* **GOAL**
Give an exact transcription of every line, dropping the images.

++++++++

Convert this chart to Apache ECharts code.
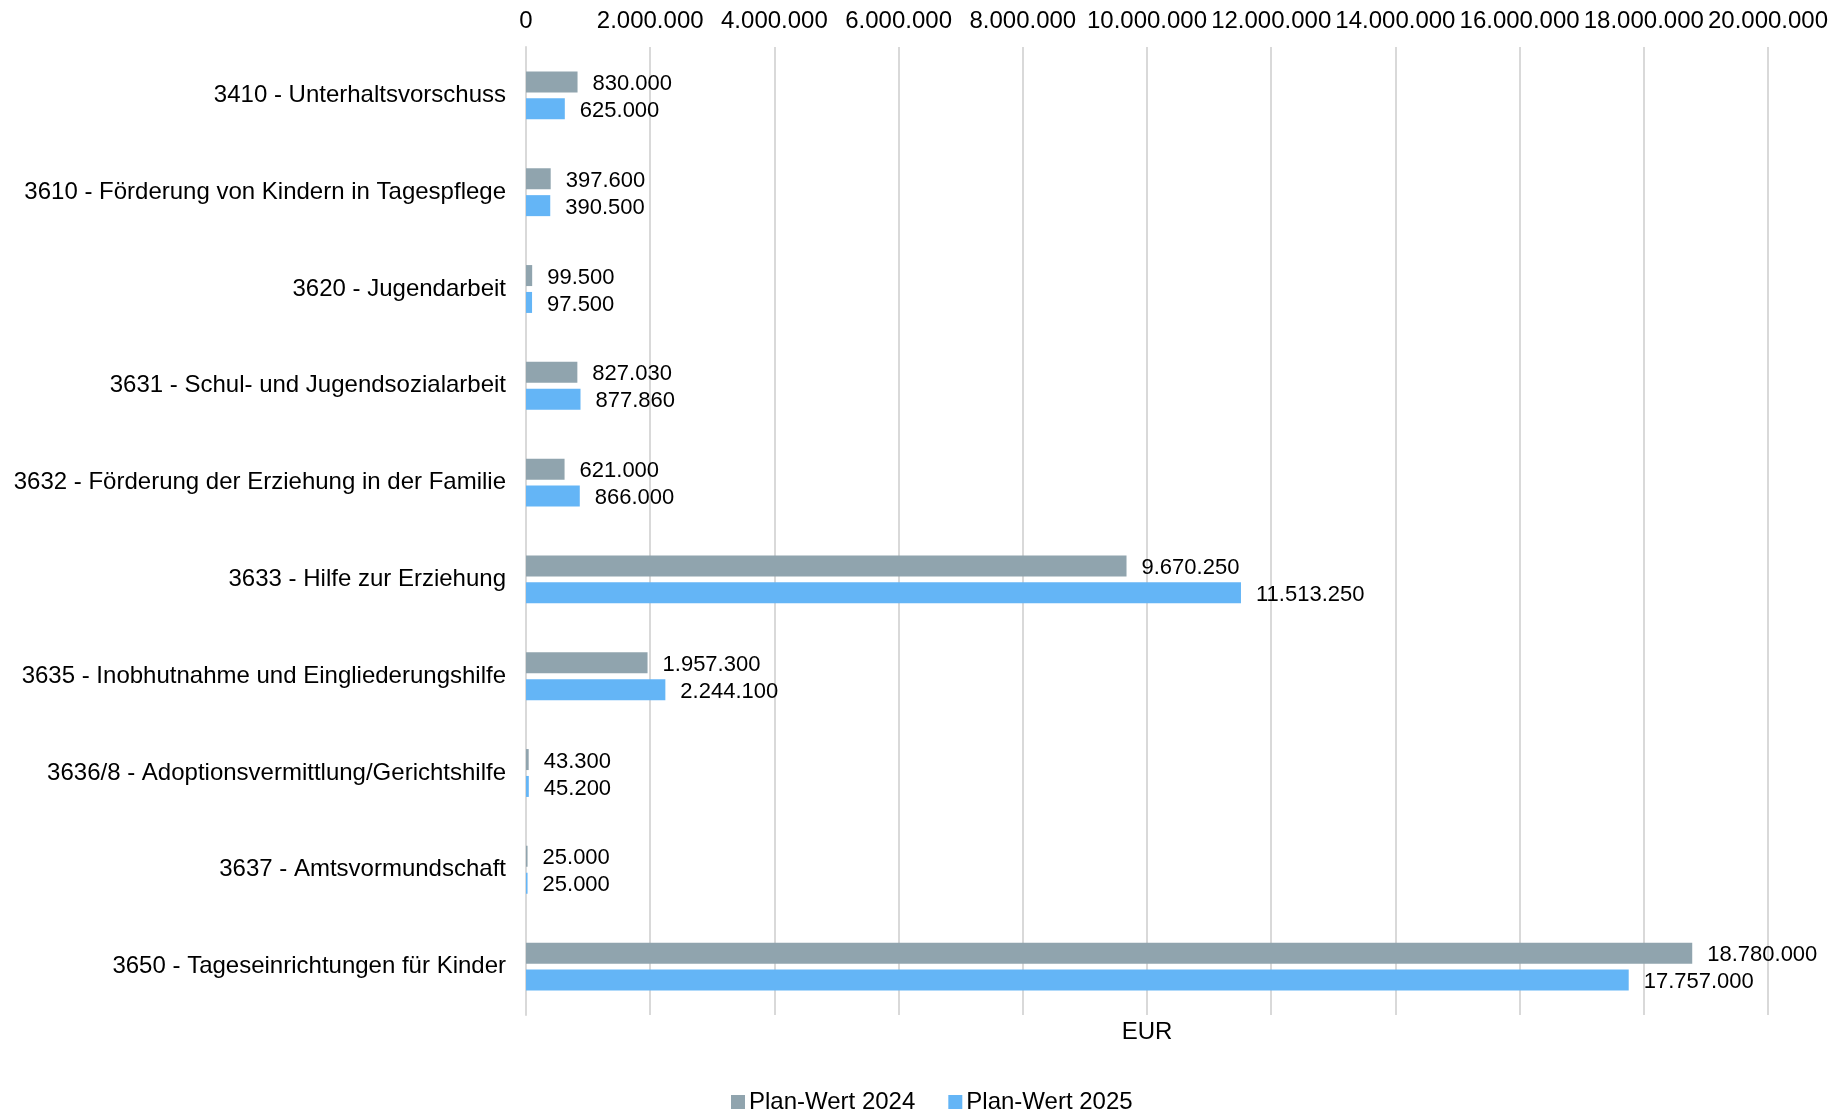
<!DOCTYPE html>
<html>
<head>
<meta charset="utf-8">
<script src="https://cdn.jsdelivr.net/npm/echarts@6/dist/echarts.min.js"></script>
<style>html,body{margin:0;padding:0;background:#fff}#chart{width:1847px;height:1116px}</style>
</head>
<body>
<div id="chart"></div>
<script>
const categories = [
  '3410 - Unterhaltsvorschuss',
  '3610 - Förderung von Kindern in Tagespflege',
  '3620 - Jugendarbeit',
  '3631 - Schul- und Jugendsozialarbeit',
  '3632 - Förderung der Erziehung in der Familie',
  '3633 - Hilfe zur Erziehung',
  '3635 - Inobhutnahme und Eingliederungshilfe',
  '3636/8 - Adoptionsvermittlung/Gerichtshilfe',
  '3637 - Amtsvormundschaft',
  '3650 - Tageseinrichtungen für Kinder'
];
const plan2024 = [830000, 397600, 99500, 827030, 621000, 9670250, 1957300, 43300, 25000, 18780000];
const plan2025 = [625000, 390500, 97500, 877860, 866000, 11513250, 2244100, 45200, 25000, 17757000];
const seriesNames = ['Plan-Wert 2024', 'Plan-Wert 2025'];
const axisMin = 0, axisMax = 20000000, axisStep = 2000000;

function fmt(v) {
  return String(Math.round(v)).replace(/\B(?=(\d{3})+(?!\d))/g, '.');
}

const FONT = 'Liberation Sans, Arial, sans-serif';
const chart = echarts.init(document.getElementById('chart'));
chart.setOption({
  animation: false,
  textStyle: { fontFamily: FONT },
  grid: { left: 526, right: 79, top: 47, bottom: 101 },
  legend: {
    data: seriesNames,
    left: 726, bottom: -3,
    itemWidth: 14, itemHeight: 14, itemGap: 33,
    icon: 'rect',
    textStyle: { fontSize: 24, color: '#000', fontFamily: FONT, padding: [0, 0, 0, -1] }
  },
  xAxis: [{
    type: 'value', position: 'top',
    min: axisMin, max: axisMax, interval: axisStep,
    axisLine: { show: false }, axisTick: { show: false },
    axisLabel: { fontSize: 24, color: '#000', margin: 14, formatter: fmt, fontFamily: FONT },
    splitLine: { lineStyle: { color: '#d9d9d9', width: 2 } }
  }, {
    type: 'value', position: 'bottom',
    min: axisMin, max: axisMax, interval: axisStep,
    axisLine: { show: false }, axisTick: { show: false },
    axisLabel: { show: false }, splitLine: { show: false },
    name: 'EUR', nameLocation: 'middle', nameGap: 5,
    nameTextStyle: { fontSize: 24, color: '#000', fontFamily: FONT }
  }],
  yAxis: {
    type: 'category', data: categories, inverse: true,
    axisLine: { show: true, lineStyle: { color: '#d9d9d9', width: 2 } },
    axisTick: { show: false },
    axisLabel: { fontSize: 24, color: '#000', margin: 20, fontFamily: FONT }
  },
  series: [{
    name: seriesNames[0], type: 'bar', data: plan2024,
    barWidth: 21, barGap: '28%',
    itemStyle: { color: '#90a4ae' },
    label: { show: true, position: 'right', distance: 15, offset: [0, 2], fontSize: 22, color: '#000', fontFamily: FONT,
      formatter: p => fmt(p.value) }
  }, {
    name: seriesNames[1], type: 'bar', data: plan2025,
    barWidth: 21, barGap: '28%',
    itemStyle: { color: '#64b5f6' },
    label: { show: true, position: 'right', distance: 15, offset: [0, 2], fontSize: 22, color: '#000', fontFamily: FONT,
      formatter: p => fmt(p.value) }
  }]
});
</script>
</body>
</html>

++++++++

* **SOLUTION TO THIS EXERCISE**
Convert this chart to Apache ECharts code.
<!DOCTYPE html>
<html>
<head>
<meta charset="utf-8">
<script src="https://cdn.jsdelivr.net/npm/echarts@6/dist/echarts.min.js"></script>
<style>html,body{margin:0;padding:0;background:#fff}#chart{width:1847px;height:1116px}</style>
</head>
<body>
<div id="chart"></div>
<script>
const categories = [
  '3410 - Unterhaltsvorschuss',
  '3610 - Förderung von Kindern in Tagespflege',
  '3620 - Jugendarbeit',
  '3631 - Schul- und Jugendsozialarbeit',
  '3632 - Förderung der Erziehung in der Familie',
  '3633 - Hilfe zur Erziehung',
  '3635 - Inobhutnahme und Eingliederungshilfe',
  '3636/8 - Adoptionsvermittlung/Gerichtshilfe',
  '3637 - Amtsvormundschaft',
  '3650 - Tageseinrichtungen für Kinder'
];
const plan2024 = [830000, 397600, 99500, 827030, 621000, 9670250, 1957300, 43300, 25000, 18780000];
const plan2025 = [625000, 390500, 97500, 877860, 866000, 11513250, 2244100, 45200, 25000, 17757000];
const seriesNames = ['Plan-Wert 2024', 'Plan-Wert 2025'];
const axisMin = 0, axisMax = 20000000, axisStep = 2000000;

function fmt(v) {
  return String(Math.round(v)).replace(/\B(?=(\d{3})+(?!\d))/g, '.');
}

const FONT = 'Liberation Sans, Arial, sans-serif';
const chart = echarts.init(document.getElementById('chart'));
chart.setOption({
  animation: false,
  textStyle: { fontFamily: FONT },
  grid: { left: 526, right: 79, top: 47, bottom: 101 },
  legend: {
    data: seriesNames,
    left: 726, bottom: -3,
    itemWidth: 14, itemHeight: 14, itemGap: 33,
    icon: 'rect',
    textStyle: { fontSize: 24, color: '#000', fontFamily: FONT, padding: [0, 0, 0, -1] }
  },
  xAxis: [{
    type: 'value', position: 'top',
    min: axisMin, max: axisMax, interval: axisStep,
    axisLine: { show: false }, axisTick: { show: false },
    axisLabel: { fontSize: 24, color: '#000', margin: 14, formatter: fmt, fontFamily: FONT },
    splitLine: { lineStyle: { color: '#d9d9d9', width: 2 } }
  }, {
    type: 'value', position: 'bottom',
    min: axisMin, max: axisMax, interval: axisStep,
    axisLine: { show: false }, axisTick: { show: false },
    axisLabel: { show: false }, splitLine: { show: false },
    name: 'EUR', nameLocation: 'middle', nameGap: 5,
    nameTextStyle: { fontSize: 24, color: '#000', fontFamily: FONT }
  }],
  yAxis: {
    type: 'category', data: categories, inverse: true,
    axisLine: { show: true, lineStyle: { color: '#d9d9d9', width: 2 } },
    axisTick: { show: false },
    axisLabel: { fontSize: 24, color: '#000', margin: 20, fontFamily: FONT }
  },
  series: [{
    name: seriesNames[0], type: 'bar', data: plan2024,
    barWidth: 21, barGap: '28%',
    itemStyle: { color: '#90a4ae' },
    label: { show: true, position: 'right', distance: 15, offset: [0, 2], fontSize: 22, color: '#000', fontFamily: FONT,
      formatter: p => fmt(p.value) }
  }, {
    name: seriesNames[1], type: 'bar', data: plan2025,
    barWidth: 21, barGap: '28%',
    itemStyle: { color: '#64b5f6' },
    label: { show: true, position: 'right', distance: 15, offset: [0, 2], fontSize: 22, color: '#000', fontFamily: FONT,
      formatter: p => fmt(p.value) }
  }]
});
</script>
</body>
</html>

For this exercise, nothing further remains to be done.